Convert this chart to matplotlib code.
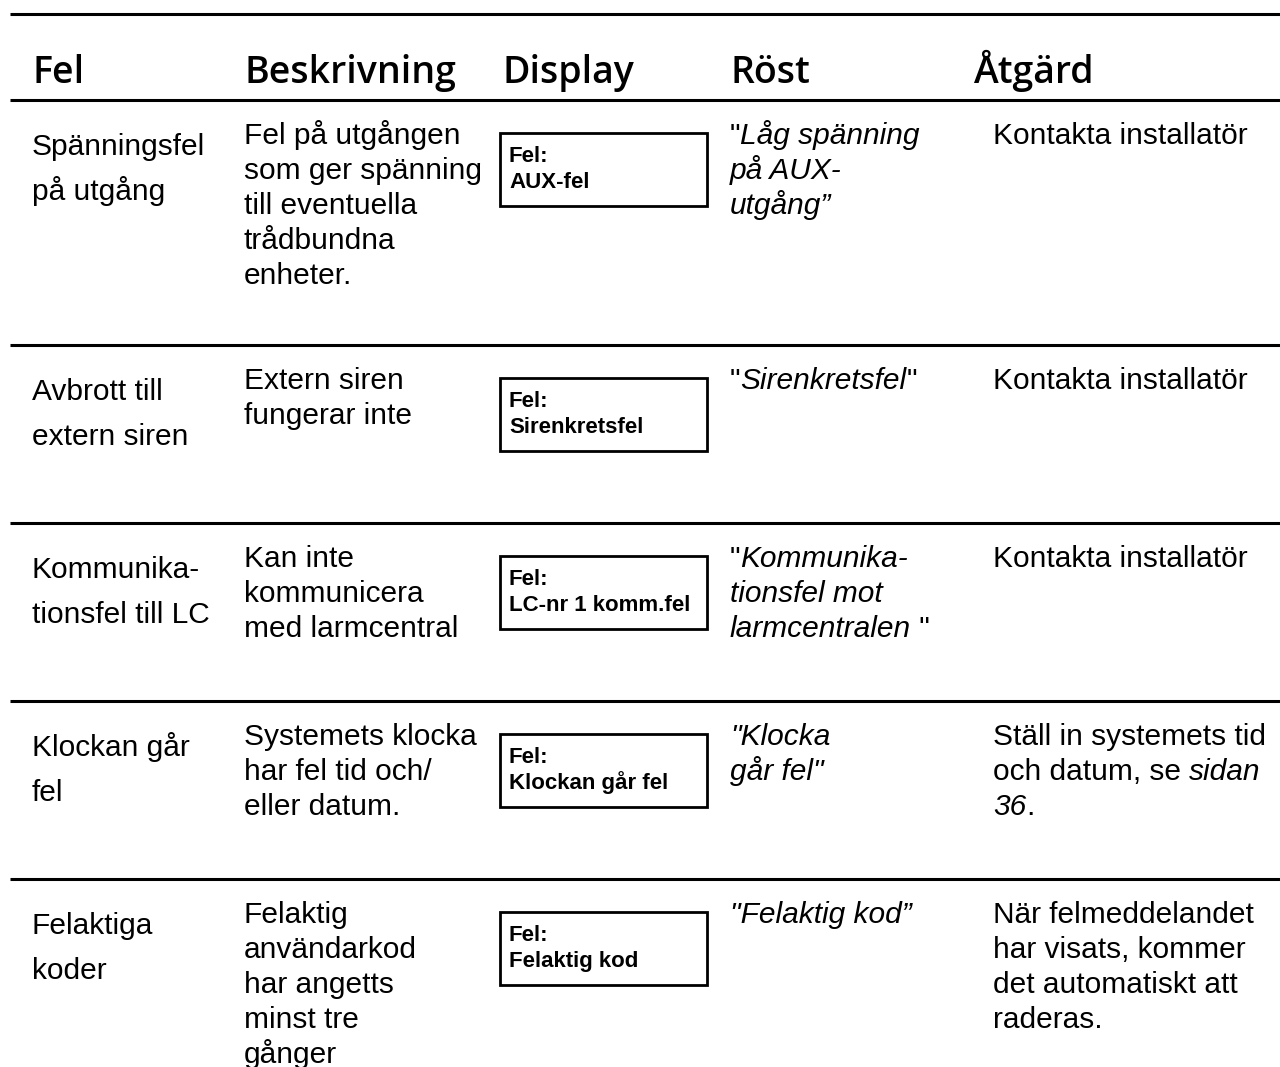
import matplotlib
matplotlib.use('Agg')
import matplotlib.pyplot as plt
from matplotlib.patches import Rectangle

# tabellens innehåll, _text_ = kursiv
headers = ['Fel', 'Beskrivning', 'Display', 'Röst', 'Åtgärd']
fel = [['Spänningsfel', 'på utgång'],
       ['Avbrott till', 'extern siren'],
       ['Kommunika-', 'tionsfel till LC'],
       ['Klockan går', 'fel'],
       ['Felaktiga', 'koder']]
beskrivning = [['Fel på utgången', 'som ger spänning', 'till eventuella', 'trådbundna', 'enheter.'],
               ['Extern siren', 'fungerar inte'],
               ['Kan inte', 'kommunicera', 'med larmcentral'],
               ['Systemets klocka', 'har fel tid och/', 'eller datum.'],
               ['Felaktig', 'användarkod', 'har angetts', 'minst tre', 'gånger']]
display = [['Fel:', 'AUX-fel'],
           ['Fel:', 'Sirenkretsfel'],
           ['Fel:', 'LC-nr 1 komm.fel'],
           ['Fel:', 'Klockan går fel'],
           ['Fel:', 'Felaktig kod']]
rost = [['"_Låg spänning_', '_på AUX-_', '_utgång”_'],
        ['"_Sirenkretsfel_"'],
        ['"_Kommunika-_', '_tionsfel mot_', '_larmcentralen_ "'],
        ['_"Klocka_', '_går fel"_'],
        ['_"Felaktig kod”_']]
atgard = [['Kontakta installatör'],
          ['Kontakta installatör'],
          ['Kontakta installatör'],
          ['Ställ in systemets tid', 'och datum, se _sidan_', '_36_.'],
          ['När felmeddelandet', 'har visats, kommer', 'det automatiskt att', 'raderas.']]

W, H = 1280, 1067
fig = plt.figure(figsize=(W / 100, H / 100), dpi=100)
ax = fig.add_axes([0, 0, 1, 1])
ax.set_xlim(0, W)
ax.set_ylim(H, 0)
ax.axis('off')
renderer = fig.canvas.get_renderer()

BODY = 'Liberation Sans'
HEAD = 'Open Sans'
fs = 21.5
col_x = [32, 244, 502, 730, 973]
row_top = [100, 345, 523, 701, 879]


def draw_runs(x, y, line, **kw):
    # ritar en rad med blandad kursiv/rak stil
    parts = line.split('_')
    for i, p in enumerate(parts):
        if not p:
            continue
        t = ax.text(x, y, p, fontsize=fs, family=BODY,
                    style='italic' if i % 2 else 'normal', va='baseline', **kw)
        x += t.get_window_extent(renderer).width


# linjer
ax.plot([10, W], [14, 14], color='black', lw=2.2, solid_capstyle='butt')
for y in row_top:
    ax.plot([10, W], [y, y], color='black', lw=2.2, solid_capstyle='butt')

for x, h in zip(col_x, headers):
    ax.text(x, 83, h, fontsize=27, family=HEAD, weight='semibold', va='baseline')

for r, top in enumerate(row_top):
    for k, line in enumerate(fel[r]):
        ax.text(col_x[0], top + 55 + 45 * k, line, fontsize=fs, family=BODY, va='baseline')
    for k, line in enumerate(beskrivning[r]):
        ax.text(col_x[1], top + 44 + 35 * k, line, fontsize=fs, family=BODY, va='baseline')
    ax.add_patch(Rectangle((500, top + 33), 207, 73, fill=False, lw=2, ec='black'))
    for k, line in enumerate(display[r]):
        ax.text(509, top + 62 + 26 * k, line, fontsize=16, family=BODY,
                weight='bold', va='baseline')
    for k, line in enumerate(rost[r]):
        draw_runs(col_x[3], top + 44 + 35 * k, line)
    for k, line in enumerate(atgard[r]):
        draw_runs(993, top + 44 + 35 * k, line)

fig.savefig('out.png', dpi=100)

::::::

WRITTEN REQUEST - Skip every picture and return the lines above from the top through the one that contains "from matplotlib.patches import Rectangle".

FINAL ANSWER -
Convert this chart to matplotlib code.
import matplotlib
matplotlib.use('Agg')
import matplotlib.pyplot as plt
from matplotlib.patches import Rectangle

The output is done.